In recent days, there has been virtually no news of greater happenings, to distract from the morbid fascination about yet another threat against the Jews.
 
Jewish businesses are firing Arab workers, perhaps because they are afraid of the workers, or fear that their customers will not come to a shop or office having Arab workers. 
 
It seems likely that, as in times past, the international community will rest with words in behalf of the poor benighted Palestinians.

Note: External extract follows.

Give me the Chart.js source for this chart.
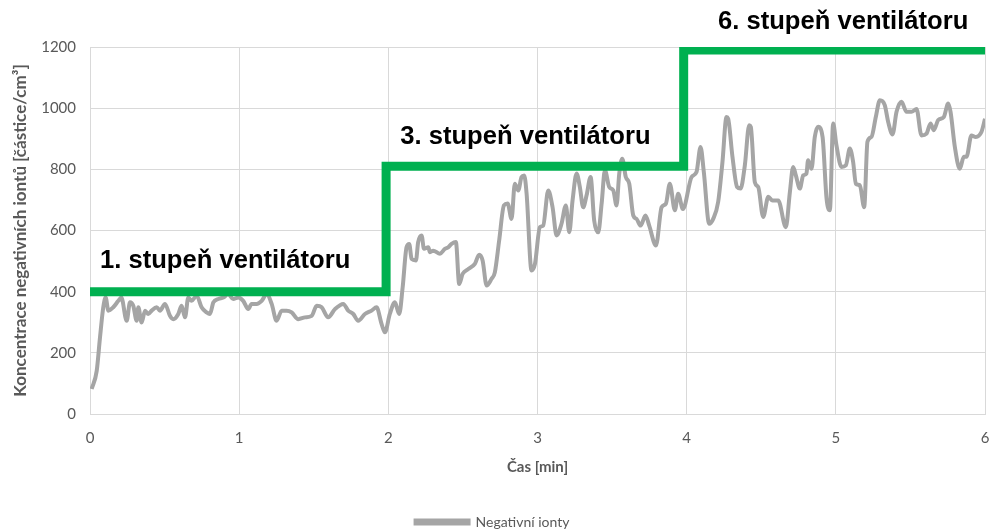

Israel has indicated that it will not accept international observers or an international force on the Temple Mount. 
 
There is enough military capacity here, and enough officials in major governments with respect for Israelis, to assure that international bodies will not go beyond anti-Israeli pronouncements to anti-Israel actions.
 
None of which soothes the Israeli concern for a loss of credibility.
 
Especially problematic are comments from the US State Department and White House, suggesting--in keeping with their sense of trust directed at Iran--that the American leadership is out of touch with Middle Eastern realities, and has signed on to the key goal of a Palestinian State, concern for giving offense to Muslims, accepting Muslim claims of history and holy places, and that the lines of 1967 should determine what happens next.
 
Israel's mistakes occurred in 1967 when it made a gesture of granting control of the Temple Mount to Muslim religious authorities, and again in 2005 when it made a gesture of withdrawing Jewish settlements from Gaza.
 
Both seemed wise at the time, and in retrospect appear to have been excesses of Jewish generosity, and gifts not reciprocated with anything approaching mutual recognition.
 
One can wonder if this is an opportunity to open the issue of Muslim religious control over the Temple Mount, and to accept whatever condemnation is associated with asserting equal rights for Jews on that site.
 
Or to rest with the fiction of Muslim control, when the reality is that Israeli police and other forces enter the place and impose control whenever Muslims go over a vaguely defined line of craziness.
 
The fascination with the borders of 1967 serves as a declaration of failure before negotiations begin. People have moved since the beginning of time. There is as much chance of Israel returning to the lines of 1967 as Americans giving Manhattan and a lot more to descendants of their original occupants, assuming they can determine who should be receiving titles of ownership.
 
If Jewish settlements have spread over substantial parts of the West Bank, the responsibility lies with Palestinians and other Arabs, who on several opportunities refused to accept Israeli offers to keep things as they were at the time.
 
One day's news on our radio reported on a meeting between Barack Obama and the Prince of Abu Dhabi, concerned with the activity of the Russians in Syria.
 
How many of you can describe the location of Abu Dhabi, including the regimes found along its borders, and comment intelligently about Abu Dhabi's weight in international politics?
 
One senses that the action of Israeli media to headline that discussion is a way of ridiculing the American President's disconnect with Middle Eastern realities.
 
Prime Minister Netanyahu will remain polite, at least in public, in his comments about Barack Obama and John Kerry. He will say time and again that the United States is Israel's greatest friend.
 
One should bet that Israelis will get through this uptick in violence. Recent days have been quieter, with most of the action in the West Bank and alongside Gaza, with fewer reports of Israeli injuries.
 
Israeli police and soldiers are responding quickly and often deadly against knife-wielding Palestinians. As in confrontations past, the balance of casualties is heavily weighted against the Palestinians.
 
The standing of the 80 year old who remains as the Palestinian President (West Bank) despite his term ending in 2009, has never appeared more pathetic. Those of the UN General Secretary, and leading Americans who are echoing Palestinian blather are hardly more impressive.  
 
Should Americans truly want to influence how this region develops, they should be worried about their prospects.
 
If I were a Syrian, still living in Syria, I'd begin learning Russian.